Sigh. Maybe I should just inform them that they can get profs to write a letter of rec now and the career center will store it for them for 5 years, and that they should try working first. I don’t know if that’s feasible if you’re funding yourself through undergrad. I also don’t know how grad programs in this subject would work or their job prospects --- much less the professional degrees I mentioned up above. I don’t think this dept. ever does any “advice on jobs with this major” or “how to go to grad school” workshops though. I just don’t know.

2 comments:

Bardiac said...

I try to have a copy of the ADE (Associated Departments of English) workup of the MLA job hiring information, and make a copy available to students who are talking about going on. It's hard, but I try to balance encouragement and a reality check. We also work on helping students think about how their liberal arts degree contributes to their potential careers and opportunities.

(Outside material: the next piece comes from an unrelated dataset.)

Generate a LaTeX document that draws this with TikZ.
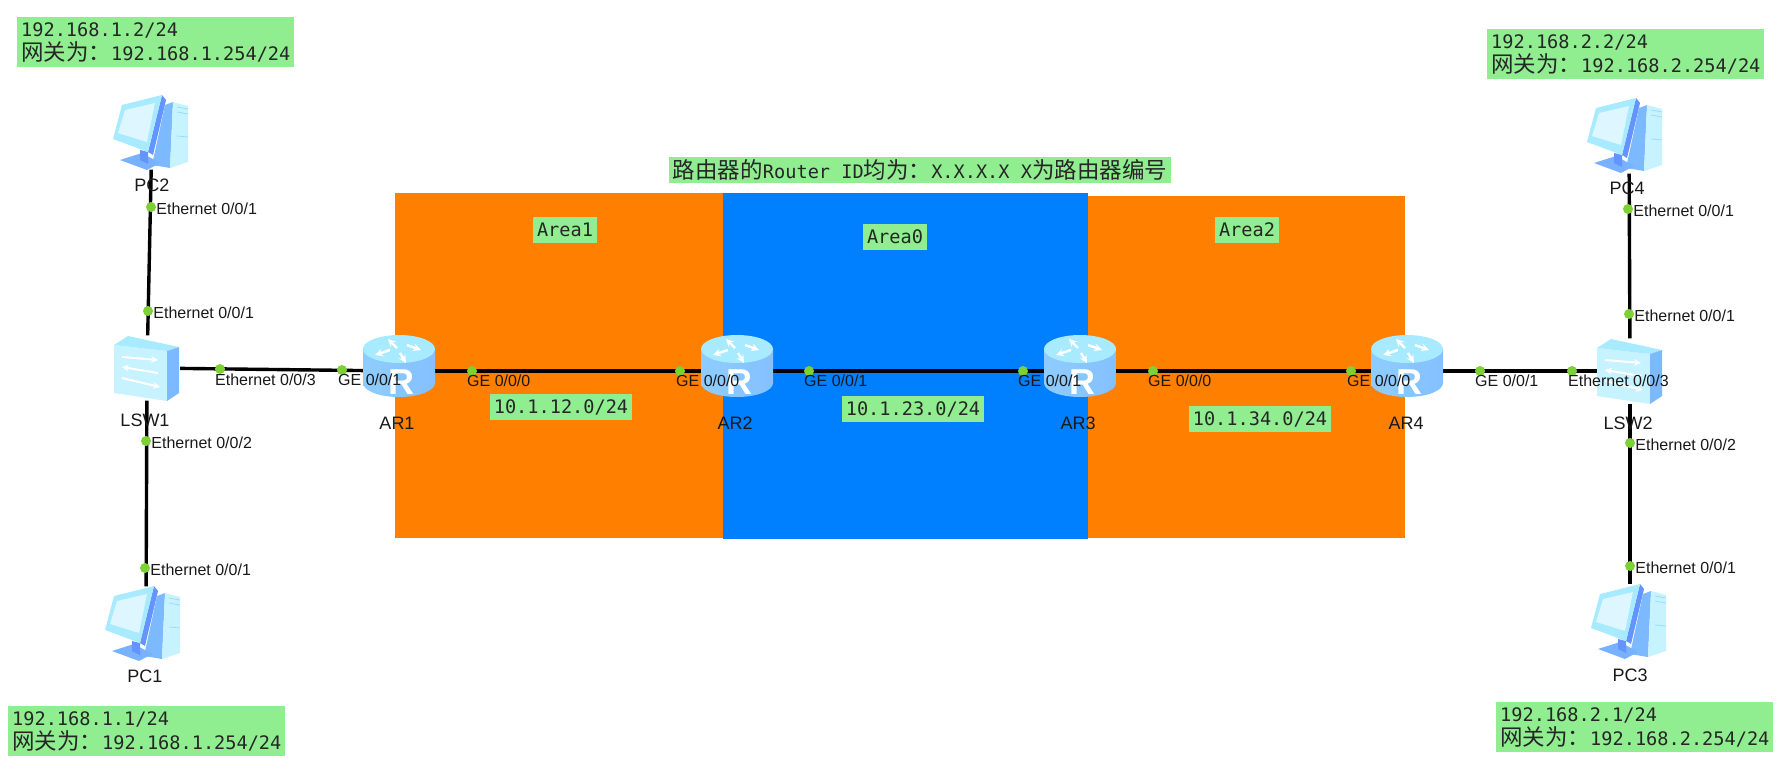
\documentclass[tikz,border=0pt]{standalone}
\usepackage{fontspec}
\setmainfont{Liberation Sans}
\setmonofont{DejaVu Sans Mono}
\newfontfamily\cjk[Scale=1.21]{Noto Sans CJK SC}
\usetikzlibrary{graphs,positioning}
\definecolor{areaorange}{HTML}{FF7F00}
\definecolor{areablue}{HTML}{007FFF}
\definecolor{notegreen}{HTML}{90EE90}
\definecolor{portgreen}{HTML}{7DD136}
\definecolor{iconpale}{HTML}{C6F3FF}
\definecolor{iconlight}{HTML}{A8EAFF}
\definecolor{iconscreen}{HTML}{DDF6FF}
\definecolor{iconmid}{HTML}{7DB9FF}
\definecolor{icondark}{HTML}{6494FF}
\tikzset{
    note/.style ={
        fill=notegreen,
        text=black!85,
        inner xsep=4pt,
        inner ysep=0pt,
        minimum height=26pt,
        font=\ttfamily\fontsize{18.6}{24}\selectfont
    },
    gwnote/.style ={
        note,
        anchor=north west,
        align=left,
        minimum height=50pt
    },
    wire/.style ={
        line width=3.4pt,
        black
    },
    pcbox/.style ={
        shape=rectangle,
        inner sep=0pt,
        minimum width=78pt,
        minimum height=75pt
    },
    switchbox/.style ={
        shape=rectangle,
        inner sep=0pt,
        minimum width=66pt,
        minimum height=65pt
    },
    routerbox/.style ={
        shape=rectangle,
        inner sep=0pt,
        minimum width=72pt,
        minimum height=52pt
    },
    port/.style ={
        shape=circle,
        inner sep=0pt,
        fill=portgreen,
        minimum size=10pt
    },
    portlabel/.style ={
        inner sep=0pt,
        text=black!90,
        font=\fontsize{16}{18}\selectfont
    },
    sidelabel/.style ={
        portlabel,
        yshift=-2pt
    },
    devlabel/.style ={
        inner sep=0pt,
        text=black!90,
        font=\fontsize{18}{20}\selectfont
    },
    pcicon/.pic={
        \fill[iconmid] (52,10) -- (60,7) -- (57,73) -- (39,70) -- cycle;
        \fill[iconpale] (60,7) -- (75,11) -- (75,67) -- (57,73) -- cycle;
        \draw[iconlight!70!iconmid,line width=0.8pt] (64,12) -- (75,14) (64,17) -- (75,19) (64,41) -- (75,42);
        \fill[iconmid!80!icondark] (7,65) -- (29,58) -- (47,68) -- (34,75) -- cycle;
        \fill[icondark] (27,55) -- (35,57) -- (35,69) -- (27,65) -- cycle;
        \fill[icondark] (49,0) -- (53,5) -- (40,60) -- (35,57) -- cycle;
        \fill[iconlight] (9,10) -- (49,0) -- (35,57) -- (0,44) -- cycle;
        \fill[iconscreen] (12,15) -- (42,8) -- (34,47) -- (5,38) -- cycle;
    },
    switchicon/.pic={
        \fill[iconpale] (1,9) -- (54,15) -- (54,65) -- (1,57) -- cycle;
        \fill[iconlight] (1,9) -- (15,0) -- (66,11) -- (54,15) -- cycle;
        \fill[iconmid] (54,15) -- (66,11) -- (66,57) -- (54,65) -- cycle;
        \draw[white,line width=2pt,->,>=stealth] (9,21) -- (45,24);
        \draw[white,line width=2pt,<-,>=stealth] (9,31) -- (45,37);
        \draw[white,line width=2pt,->,>=stealth] (9,42) -- (47,51);
    },
    routericon/.pic={
        \path[left color=iconmid!60!iconlight,middle color=iconlight!80!iconmid,right color=iconmid!85!iconlight]
            (0,14) -- (0,48) arc[start angle=180,end angle=0,x radius=36,y radius=14] -- (72,14) -- cycle;
        \fill[iconlight] (36,14) ellipse[x radius=36,y radius=14];
        \draw[white,line width=2.4pt,->,>=stealth] (34,13) -- (25,4);
        \draw[white,line width=2.4pt,->,>=stealth] (44,10) -- (58,15);
        \draw[white,line width=2.4pt,->,>=stealth] (27,15) -- (12,20);
        \draw[white,line width=2.4pt,->,>=stealth] (37,18) -- (43,28);
        \node[inner sep=0pt,text=white,font=\bfseries\fontsize{36}{36}\selectfont] (rmark) at(38,47) {R};
    }
}

\begin{document}
\begin{tikzpicture}[x=1pt,y=-1pt]
    \useasboundingbox (0,0) rectangle (1776,759);
    % areas
    \fill[areaorange] (395,193) rectangle (723,538);
    \fill[areaorange] (1087,196) rectangle (1405,538);
    \fill[areablue] (723,193) rectangle (1088,539);

    % devices
    \node[pcbox] (PC2) at(152,132) {};
    \node[pcbox] (PC1) at(146,624) {};
    \node[pcbox] (PC4) at(1629,136) {};
    \node[pcbox] (PC3) at(1630,622) {};
    \node[switchbox] (LSW1) at(147,368) {};
    \node[switchbox] (LSW2) at(1630,371) {};
    \node[routerbox] (AR1) at(399,371) {};
    \node[routerbox] (AR2) at(737,371) {};
    \node[routerbox] (AR3) at(1080,371) {};
    \node[routerbox] (AR4) at(1407,371) {};
    \graph[edges={wire}]{
        (PC2)--(LSW1)--(AR1)--(AR2)--(AR3)--(AR4)--(LSW2)--(PC4);
        (LSW1)--(PC1);
        (LSW2)--(PC3);
    };

    % icons
    \pic at(113,95) {pcicon};
    \pic at(105,586) {pcicon};
    \pic at(1587,98) {pcicon};
    \pic at(1591,584) {pcicon};
    \pic at(113,336) {switchicon};
    \pic at(1596,339) {switchicon};
    \pic at(363,335) {routericon};
    \pic at(701,335) {routericon};
    \pic at(1044,335) {routericon};
    \pic at(1371,335) {routericon};

    % ports
    \node[port] (p1) at(151,207) {};
    \node[port] (p2) at(148,311) {};
    \node[port] (p3) at(146,441) {};
    \node[port] (p4) at(145,568) {};
    \node[port] (p5) at(1628,209) {};
    \node[port] (p6) at(1629,314) {};
    \node[port] (p7) at(1630,443) {};
    \node[port] (p8) at(1630,566) {};
    \node[port] (p9) at(220,369) {};
    \node[port] (p10) at(342,370) {};
    \node[port] (p11) at(472,371) {};
    \node[port] (p12) at(680,371) {};
    \node[port] (p13) at(809,371) {};
    \node[port] (p14) at(1023,371) {};
    \node[port] (p15) at(1153,371) {};
    \node[port] (p16) at(1351,371) {};
    \node[port] (p17) at(1480,371) {};
    \node[port] (p18) at(1572,371) {};

    \node[sidelabel,right=0pt of p1] {Ethernet 0/0/1};
    \node[sidelabel,right=0pt of p2] {Ethernet 0/0/1};
    \node[sidelabel,right=0pt of p3] {Ethernet 0/0/2};
    \node[sidelabel,right=0pt of p4] {Ethernet 0/0/1};
    \node[sidelabel,right=0pt of p5] {Ethernet 0/0/1};
    \node[sidelabel,right=0pt of p6] {Ethernet 0/0/1};
    \node[sidelabel,right=0pt of p7] {Ethernet 0/0/2};
    \node[sidelabel,right=0pt of p8] {Ethernet 0/0/1};
    \node[portlabel,anchor=west] at(215,380) {Ethernet 0/0/3};
    \node[portlabel,anchor=west] at(338,380) {GE 0/0/1};
    \node[portlabel,anchor=west] at(467,381) {GE 0/0/0};
    \node[portlabel,anchor=west] at(676,381) {GE 0/0/0};
    \node[portlabel,anchor=west] at(804,381) {GE 0/0/1};
    \node[portlabel,anchor=west] at(1018,381) {GE 0/0/1};
    \node[portlabel,anchor=west] at(1148,381) {GE 0/0/0};
    \node[portlabel,anchor=west] at(1347,381) {GE 0/0/0};
    \node[portlabel,anchor=west] at(1475,381) {GE 0/0/1};
    \node[portlabel,anchor=west] at(1568,381) {Ethernet 0/0/3};

    \node[devlabel] (lPC2) at(152,185) {PC2};
    \node[devlabel] (lPC1) at(145,676) {PC1};
    \node[devlabel] (lPC4) at(1627,188) {PC4};
    \node[devlabel] (lPC3) at(1630,675) {PC3};
    \node[devlabel] (lLSW1) at(145,420) {LSW1};
    \node[devlabel] (lLSW2) at(1628,423) {LSW2};
    \node[devlabel] (lAR1) at(397,423) {AR1};
    \node[devlabel] (lAR2) at(735,423) {AR2};
    \node[devlabel] (lAR3) at(1078,423) {AR3};
    \node[devlabel] (lAR4) at(1406,423) {AR4};

    % notes
    \node[note] (title) at(920,170) {{\cjk 路由器的}Router ID{\cjk 均为：}X.X.X.X X{\cjk 为路由器编号}};
    \node[note] (area1) at(565,230) {Area1};
    \node[note] (area0) at(895,237) {Area0};
    \node[note] (area2) at(1247,230) {Area2};
    \node[note] (net12) at(561,407) {10.1.12.0/24};
    \node[note] (net23) at(913,409) {10.1.23.0/24};
    \node[note] (net34) at(1260,419) {10.1.34.0/24};
    \node[gwnote] (gwPC2) at(17,17) {192.168.1.2/24\\{\cjk 网关为：}192.168.1.254/24};
    \node[gwnote] (gwPC1) at(8,706) {192.168.1.1/24\\{\cjk 网关为：}192.168.1.254/24};
    \node[gwnote] (gwPC4) at(1487,29) {192.168.2.2/24\\{\cjk 网关为：}192.168.2.254/24};
    \node[gwnote] (gwPC3) at(1496,702) {192.168.2.1/24\\{\cjk 网关为：}192.168.2.254/24};
\end{tikzpicture}
\end{document}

It's a tough, tough problem, though!

Flavia said...

I'd say that the UC figure includes *everything*: MA/MS, PhD, JD, MD, MBA, MSW, etc., etc. And although it's still a startlingly high number, I think it reflects students' sense that a college degree alone may not be enough for them to succeed. And as you say, it's probably an aspirational number anyway. The Iowa figure, on the other hand, probably includes just grad (not professional) degrees.

So I wouldn't go out of my way to talk to your students en masse about how hard grad school is--I think the number who will actually take the step of applying to PhD programs is pretty small (and since an MA/MS is a necessary public-school teaching credential, that probably explains the attraction of that route).

But that's not to say that it's not worth talking to those who seem *serious* about grad school (for some students, I think "being a professor" is as vague and romantic a goal as "being a novelist," or "being a judge"), and I've definitely seen/heard the same thing. But unless they contact me to *ask* about grad school or to write a recommendation letter--in which case I give them all the warnings I can without being unkind--I just let it ride and assume that it's merely the romantic fantasy of someone who's always been good at school, but who doesn't really know what he/she wants to do.